King is in good company in Florida, the state that has produced such mystery and crime writers as Carl Hiaasen, Charles Willeford, Les Standiford and Elmore Leonard. "It's a fascinating place," King notes. "Florida really was the last frontier. There was a transcontinental railroad to California before there was a railroad to Miami. There were electric streetlights in New York before there was a single house light in south Florida."

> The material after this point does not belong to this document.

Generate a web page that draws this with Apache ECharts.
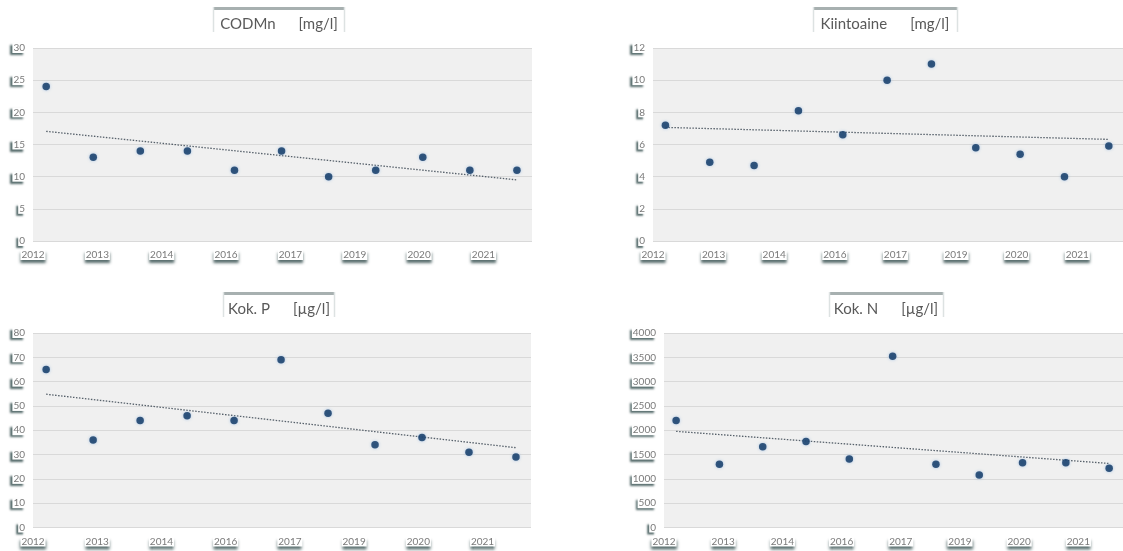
<!DOCTYPE html>
<html>
<head>
<meta charset="utf-8">
<script src="https://cdn.jsdelivr.net/npm/echarts@6/dist/echarts.min.js"></script>
<style>
html,body{margin:0;padding:0;background:#fff;}
#chart{width:1123px;height:551px;}
</style>
</head>
<body>
<div id="chart"></div>
<script>
// ---- data ----
const sampleYears = [2012, 2013, 2014, 2015, 2016, 2017, 2018, 2019, 2020, 2021, 2022];
const codmn      = [24, 13, 14, 14, 11, 14, 10, 11, 13, 11, 11];
const kiintoaine = [7.2, 4.9, 4.7, 8.1, 6.6, 10.0, 11.0, 5.8, 5.4, 4.0, 5.9];
const kokP       = [65, 36, 44, 46, 44, 69, 47, 34, 37, 31, 29];
const kokN       = [2200, 1300, 1660, 1770, 1410, 3520, 1300, 1080, 1330, 1330, 1220];
const xTickLabels = ['2012', '2013', '2014', '2016', '2017', '2019', '2020', '2021'];
const panelNames = ['CODMn', 'Kiintoaine', 'Kok. P', 'Kok. N'];
const panelUnits = ['[mg/l]', '[mg/l]', '[µg/l]', '[µg/l]'];
const yMaxes = [30, 12, 80, 4000];
const ySteps = [5, 2, 10, 500];

// ---- layout / style (not data) ----
const X_MIN = 2011.72, X_MAX = 2022.32, X_TICK_STEP = 1.367;
const layout = [
  {grid: {left: 33, top: 48, width: 499, height: 193}, box: [213, 7, 132, 25], titleCx: 279, titleTop: 15},
  {grid: {left: 653, top: 48, width: 475, height: 193}, box: [813, 7, 145, 25], titleCx: 885, titleTop: 15},
  {grid: {left: 33, top: 333, width: 498, height: 194.5}, box: [223, 292, 112, 25], titleCx: 279, titleTop: 300},
  {grid: {left: 664, top: 333, width: 463, height: 194.5}, box: [829, 292, 115, 25], titleCx: 886, titleTop: 300}
];
const FONT = 'Lato, "Open Sans", sans-serif';
const seriesData = [codmn, kiintoaine, kokP, kokN];

const xTickValues = xTickLabels.map((_, k) => X_MIN + k * X_TICK_STEP);

function regression(xs, ys) {
  const n = xs.length;
  const mx = xs.reduce((a, b) => a + b, 0) / n;
  const my = ys.reduce((a, b) => a + b, 0) / n;
  let sxy = 0, sxx = 0;
  for (let i = 0; i < n; i++) { sxy += (xs[i] - mx) * (ys[i] - my); sxx += (xs[i] - mx) * (xs[i] - mx); }
  const b = sxy / sxx, a = my - b * mx;
  return [[xs[0], a + b * xs[0]], [xs[n - 1], a + b * xs[n - 1]]];
}

const grids = [], xAxes = [], yAxes = [], series = [], titles = [], graphics = [];
layout.forEach((L, i) => {
  grids.push(Object.assign({show: true, backgroundColor: '#f0f0f0', borderWidth: 0}, L.grid));
  xAxes.push({
    type: 'value', gridIndex: i, min: X_MIN, max: X_MAX,
    axisLine: {show: false}, axisTick: {show: false}, splitLine: {show: false},
    axisLabel: {
      customValues: xTickValues,
      showMinLabel: true, showMaxLabel: true,
      margin: 9,
      fontFamily: FONT, fontSize: 10, color: '#7a7a7a',
      backgroundColor: '#ffffff', padding: [0, 1, 0, 1],
      shadowColor: 'rgba(60,85,85,0.85)', shadowBlur: 3, shadowOffsetX: 0, shadowOffsetY: 3,
      formatter: function (v) {
        const k = Math.round((v - X_MIN) / X_TICK_STEP);
        return xTickLabels[k] !== undefined ? xTickLabels[k] : '';
      }
    }
  });
  yAxes.push({
    type: 'value', gridIndex: i, min: 0, max: yMaxes[i], interval: ySteps[i],
    axisLine: {show: false}, axisTick: {show: false},
    splitLine: {show: true, lineStyle: {color: '#d9d9d9', width: 1}},
    axisLabel: {
      margin: 8, fontFamily: FONT, fontSize: 10, color: '#7a7a7a',
      backgroundColor: '#ffffff', padding: [0, 0, 0, 1],
      shadowColor: 'rgba(60,85,85,0.85)', shadowBlur: 2, shadowOffsetX: -2, shadowOffsetY: 2,
      formatter: function (v) { return String(v); }
    }
  });
  const pts = sampleYears.map((y, j) => [y, seriesData[i][j]]);
  series.push({
    type: 'line', xAxisIndex: i, yAxisIndex: i, symbol: 'none', silent: true, z: 2,
    data: regression(sampleYears, seriesData[i]),
    lineStyle: {color: '#56606a', width: 1.3, type: [1.5, 1.5]}
  });
  series.push({
    type: 'scatter', xAxisIndex: i, yAxisIndex: i, symbolSize: 7.5, z: 3,
    data: pts,
    itemStyle: {color: '#0b3360', shadowBlur: 3, shadowColor: 'rgba(140,180,225,0.9)'}
  });
  titles.push({
    text: panelNames[i] + '      ' + panelUnits[i],
    left: L.titleCx, top: L.titleTop, textAlign: 'center', padding: 0,
    textStyle: {fontFamily: FONT, fontSize: 15, fontWeight: 'normal', color: '#595959', lineHeight: 18}
  });
  const [bx, by, bw, bh] = L.box;
  graphics.push({type: 'rect', shape: {x: bx, y: by, width: bw, height: 3}, style: {fill: '#a7b0b0'}, z: 10});
  graphics.push({type: 'line', shape: {x1: bx + 0.5, y1: by, x2: bx + 0.5, y2: by + bh}, style: {stroke: '#dde2e2', lineWidth: 1.5}, z: 10});
  graphics.push({type: 'line', shape: {x1: bx + bw - 0.5, y1: by, x2: bx + bw - 0.5, y2: by + bh}, style: {stroke: '#dde2e2', lineWidth: 1.5}, z: 10});
});

const chart = echarts.init(document.getElementById('chart'), null, {renderer: 'canvas'});
chart.setOption({
  animation: false,
  backgroundColor: '#ffffff',
  title: titles,
  grid: grids,
  xAxis: xAxes,
  yAxis: yAxes,
  series: series,
  graphic: graphics
});
</script>
</body>
</html>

Ironically, King has left Florida to write his books. In early 2000, the author took some accumulated vacation and spent two cold months in an isolated cabin in the Tennessee mountains, where he wrote the first draft for The Blue Edge of Midnight. Today he recalls, "The gamble was leaving my wife and two kids, then four and seven, alone in Florida for two months. You don't come back after that and say, 'Eh, it didn't come to me.' " He has returned to the cabin, owned by his father-in-law, for each successive book.

Another mystery writer with a Florida past is Michael Connelly, who once worked alongside King as a police reporter for a different Florida paper and was the first to read that draft of The Blue Edge of Midnight. In addition to Connelly, King names James Lee Burke, Dennis Lehane and Pete Dexter as writer role models, than quickly rattles off a wide-ranging list of influences that includes Russell Banks, Richard Price and Flannery O'Connor.

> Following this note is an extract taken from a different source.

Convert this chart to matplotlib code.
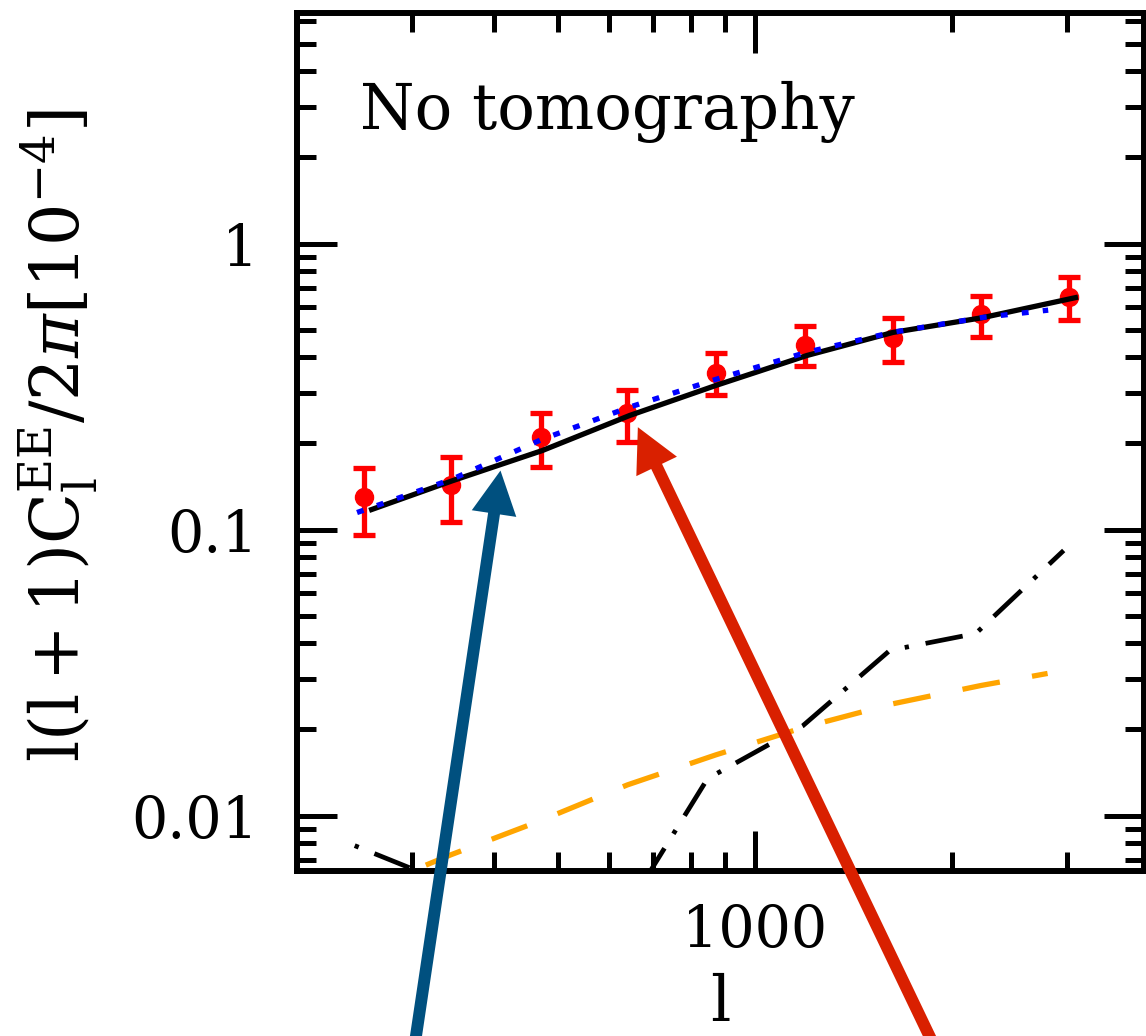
import numpy as np
import matplotlib.pyplot as plt
from matplotlib.ticker import FuncFormatter, NullFormatter

# measured band powers with errors
ell = [253, 344, 471, 639, 872, 1193, 1626, 2216, 3021]
cl_obs = [0.130, 0.143, 0.210, 0.255, 0.354, 0.443, 0.466, 0.565, 0.653]
cl_err = [0.034, 0.037, 0.045, 0.052, 0.059, 0.071, 0.082, 0.092, 0.112]

# model curves
ell_model = [260, 345, 474, 644, 872, 1201, 1626, 2230, 3088]
cl_model = [0.1175, 0.148, 0.189, 0.2505, 0.319, 0.406, 0.489, 0.551, 0.647]

ell_fit = [247, 345, 474, 644, 872, 1201, 1626, 2230, 2806]
cl_fit = [0.1147, 0.150, 0.207, 0.268, 0.335, 0.417, 0.490, 0.552, 0.585]

ell_dd = [245, 340, 465, 630, 847, 1184, 1608, 2175, 2963]
cl_dd = [0.00785, 0.0058, 0.0042, 0.0045, 0.01346, 0.0206, 0.0378, 0.0433, 0.0845]

ell_or = [250, 344, 471, 639, 872, 1193, 1626, 2216, 2800]
cl_or = [0.0054, 0.0073, 0.0096, 0.0128, 0.0163, 0.0204, 0.0246, 0.0285, 0.0314]

# arrow targets (data) and tails (figure pixels, below the frame)
blue_tip = (409, 0.1608)
blue_tail = (413, -20)
red_tip = (663, 0.228)
red_tail = (939, -20)

plt.rcParams['font.family'] = ['DejaVu Serif']
plt.rcParams['mathtext.fontset'] = 'dejavuserif'

W, H = 1146, 1036
fig = plt.figure(figsize=(W / 100, H / 100), dpi=100)
ax = fig.add_axes([297 / W, 165 / H, (1144 - 297) / W, (1023 - 165) / H])

ax.errorbar(ell, cl_obs, yerr=cl_err, fmt='o', color='red', ms=13,
            elinewidth=3.8, capsize=7.9, capthick=3.8, zorder=2)
ax.plot(ell_model, cl_model, color='black', lw=3.8, zorder=3)
ax.plot(ell_fit, cl_fit, color='blue', lw=3.8, ls=(0, (1.3, 2.7)), zorder=3)
ax.plot(ell_dd, cl_dd, color='black', lw=3.4, ls=(11.6, (8, 3.6, 0.9, 3.6)), zorder=3)
ax.plot(ell_or, cl_or, color='orange', lw=3.8, ls=(0, (7.2, 6.2)), zorder=3)

ax.set_xscale('log')
ax.set_yscale('log')
ax.set_xlim(200, 3930)
ax.set_ylim(0.0064, 6.4)

fmt = FuncFormatter(lambda v, p: '%g' % v)
ax.xaxis.set_major_formatter(fmt)
ax.yaxis.set_major_formatter(fmt)
ax.xaxis.set_minor_formatter(NullFormatter())
ax.yaxis.set_minor_formatter(NullFormatter())

ax.tick_params(which='both', direction='in', top=True, right=True, width=3.6)
ax.tick_params(which='major', length=29, labelsize=41)
ax.tick_params(which='minor', length=14)
ax.tick_params(axis='x', which='major', pad=23)
ax.tick_params(axis='y', which='major', pad=28)
for s in ax.spines.values():
    s.set_linewidth(4.3)

ax.text(0.0744, 0.865, 'No tomography', transform=ax.transAxes,
        fontsize=45, va='baseline')

fig.text(720.5 / W, 2 / H, 'l', fontsize=46, ha='center', va='bottom')
fig.text(58 / W, 1 - 436 / H,
         r'$\mathrm{l(l+1)C_l^{EE}/2}\pi\mathrm{[10^{-4}]}$',
         rotation=90, fontsize=48, ha='center', va='center')

style = 'simple,head_length=3.13,head_width=3.24,tail_width=0.86'
for tip, tail, col in [(blue_tip, blue_tail, '#00507f'),
                       (red_tip, red_tail, '#d92000')]:
    ax.annotate('', xy=tip, xycoords='data', xytext=tail,
                textcoords='figure pixels', annotation_clip=False,
                arrowprops=dict(arrowstyle=style, mutation_scale=10,
                                color=col, lw=0, shrinkA=0, shrinkB=0),
                zorder=5)

fig.savefig('out.png', dpi=100)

The 49-year-old author answers questions with the confidence and directness of someone who has conducted hundreds of interviews himself. He falters only once—when he hears that his publisher has labeled him a rising star. "That's intimidating," he says. Then he recovers. "But I'm having great fun writing fiction. When I started out I heard all those stories about how difficult it is to get published and how you're going to struggle. It's almost embarrassing for me to say how great it's been." —Natalie Danford

Great Expectations: According to Hoffman, "King is on an absolute upward trajectory. When we started talking about him we thought of him in the tradition of writers he's now being compared to, like Michael Connelly and Dennis Lehane, and I can see a path where his career grows in a similar way, not just critically, but commercially."

Michael McClelland

From E-book into Print

Michael McClelland sampled success as a novelist before his debut title, Oyster Blues, ever made it into print. Unable to get a traditional publisher interested, he accepted an offer from PocketPCPress to release it as an original e-book in 2001.

"It became the number seven e-book bestseller at Amazon.com, which sounds great, but in fact only translates into a few hundred copies," says McClelland. "But it made me feel good and it was beer money."

Eventually, McClelland got more than beer out of the deal, leveraging the novel's electronic sales into a two-book hardcover contract with ibooks. That led to Pocket Books acquiring the mass market paperback rights to Oyster Blues, which it is publishing in February.

The novel takes place in a humidity-soaked world of down-and-outers—some lovable, some not—that stretches from the Dominican Republic to Miami. The narrative sprints on booze, bullets and lies. There's a sweet romance and enough laughs to bring to mind the reigning monarch of funny crime novels.

"People say I remind them of Carl Hiaasen," says McClelland. "I hate to make that claim because he's 50 million copies ahead of me."

Still, the comparison does not displease McClelland. And the two writers have more in common than a sense of humor. Both are Florida natives whose fiction reflects the strangest side of a state known for eccentricity. And, like Hiaasen, McClelland made a living as a newspaper reporter before becoming a novelist, spending 10 years covering politics and environmental issues in Tallahassee.

McClelland, 46, isn't yet quitting his day job—teaching English at Wittenberg University in Springfield, Ohio—but he's finally got a foothold on the career ladder he's always wanted to climb. He dreamed of a creative writing career even as an undergraduate writing for the student newspaper at Florida State University.

He made his first serious run at a novelist's life in 1989, moving to the beach and devoting himself full-time to writing a book. "I had read enough so that I was a pretty good critic," says McClelland. He was such a good critic he realized he wasn't any good as a novelist. He returned to FSU and earned a master's degree and a Ph.D. in creative writing. His years as a reporter taught him discipline and how to pay attention to details. But it took being immersed in a community of creative writers to really hone the skills he needed to pen a novel, he says.

Though he moved to Ohio to take a teaching job three years ago, his heart and writing remain rooted deep in his home state. Florida is also the setting of his second novel, Tattoo Blues, which he recently completed. Despite the similarities in their titles, his two books do not have the same characters and are not the beginning of a series.

That's not to say the characters won't pop up again in future books. "Ultimately, I would like to see him maybe combine the characters in a book," says Kevin Smith, McClelland's editor at Pocket Books. —Karen Holt

Great Expectations: With its strong narrative drive and compelling characters—including deftly written female characters—Oyster Blues has the qualities to attract an audience beyond the hardcover mystery fan, says Smith. And, says the editor, McClelland is "every bit as funny as Carl Hiaasen," and should be as popular. "We're hoping to tap into that Hiaasen market," says Smith. "I think that's the perfect audience for him."